Believe it or not, but we're now standing at a point in cinematic history in which the last Skywalker-based Star Wars trilogy is two-thirds complete.
That's because Star Wars: The Last Jedi has finally exploded into theatres across the globe, which means the world has gone into a feeding frenzy. Audiences are - rather appropriately - praising, lambasting, and dissecting each and every second of Rian Johnson's surprising new episode. Well, what else did you expect?
One of the big questions that surrounded the release of The Last Jedi centred on whether it would be able to live up to the brilliant episode that preceded it. And whilst The Force Awakens, directed by J.J. Abrams, was met with overwhelming praise upon its initial release, it soon found itself fighting a backlash as the months went on. Oddly, the backlash against The Last Jedi seems to have come about even sooner.
Now that both films exist and can be viewed side-by-side, it seems like a good time to pit them against one another in an attempt to find out which episode in the third Skywalker saga is best. It's a comparison made more interesting, perhaps, given that both films currently share an identical Rotten Tomatoes score of 93%.
Both J.J. Abrams and Rian Johnson are arguably better directors than they are writers, and the directorial technique on display in both The Force Awakens and The Last Jedi is certified proof of that. In a bid to bring their individual styles to their respective films, these two also manage to keep in line with the established cinematic grammar of previous Star Wars movies.
Abrams shoots for a very classical directional style in Episode VII; we are always able to understand what's happening and there's a clear sense of space, though some could claim his direction is too "workmanlike."

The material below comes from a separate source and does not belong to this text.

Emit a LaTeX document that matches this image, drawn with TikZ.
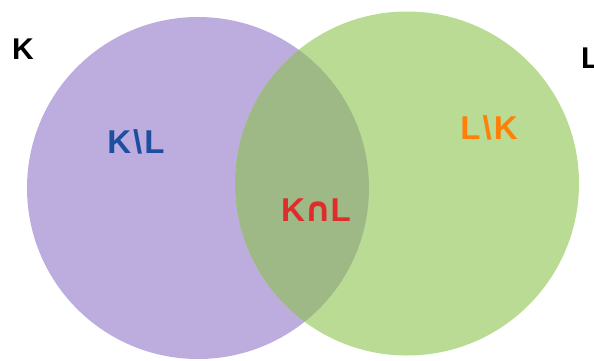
\documentclass[tikz,border=0pt]{standalone}
\usepackage{fontspec}
\setmainfont{Liberation Sans}
\newfontfamily\symfont{DejaVu Sans}
\definecolor{setK}{RGB}{189,173,223}
\definecolor{setL}{RGB}{185,219,148}
\definecolor{both}{RGB}{158,184,134}
\definecolor{kblue}{RGB}{30,78,160}
\definecolor{kred}{RGB}{222,45,45}
\definecolor{korange}{RGB}{255,128,8}

\begin{document}
\begin{tikzpicture}[x = 1pt, y = 1pt,
  lbl/.style = {font = \fontsize{33}{33}\selectfont\bfseries, inner sep = 0pt},
  setname/.style = {font = \fontsize{30}{30}\selectfont\bfseries, inner sep = 0pt}]
\useasboundingbox (0,0) rectangle (594,360);
\fill[setK] (198,172) circle (171);
\fill[setL] (407,176.5) circle (172);
\begin{scope}
\clip (198,172) circle (171);
\fill[both] (407,176.5) circle (172);
\end{scope}
\node[setname] (K) at (23,311) {K};
\node[setname, anchor = west] (L) at (581,302) {L};
\node[lbl, text = kblue] (KminusL) at (136,218) {K\kern2pt\textbackslash\kern2pt L};
\node[lbl, text = korange] (LminusK) at (489,232) {L\kern2pt\textbackslash\kern2pt K};
\node[lbl, text = kred] (KcapL) at (316,150) {K\kern-1pt{\symfont\fontsize{34}{34}\selectfont ∩}\kern-1pt L};

\end{tikzpicture}
\end{document}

Johnson, on the other hand, offers up a Star Wars film that retains a respect for the look of previous films in the canon, but somehow feels new and artistic and unlike anything that has come before, which many might consider refreshing.
Winner: Rian Johnson's direction is riskier, though he doesn't quite hold it together for the length of the film. Sometimes it's not clear what's happening. Abrams, on the other hand, directs with awe-inspiring Spielbergian strides, maintaining an assured confidence from start to finish. The Force Awakens just wins the round.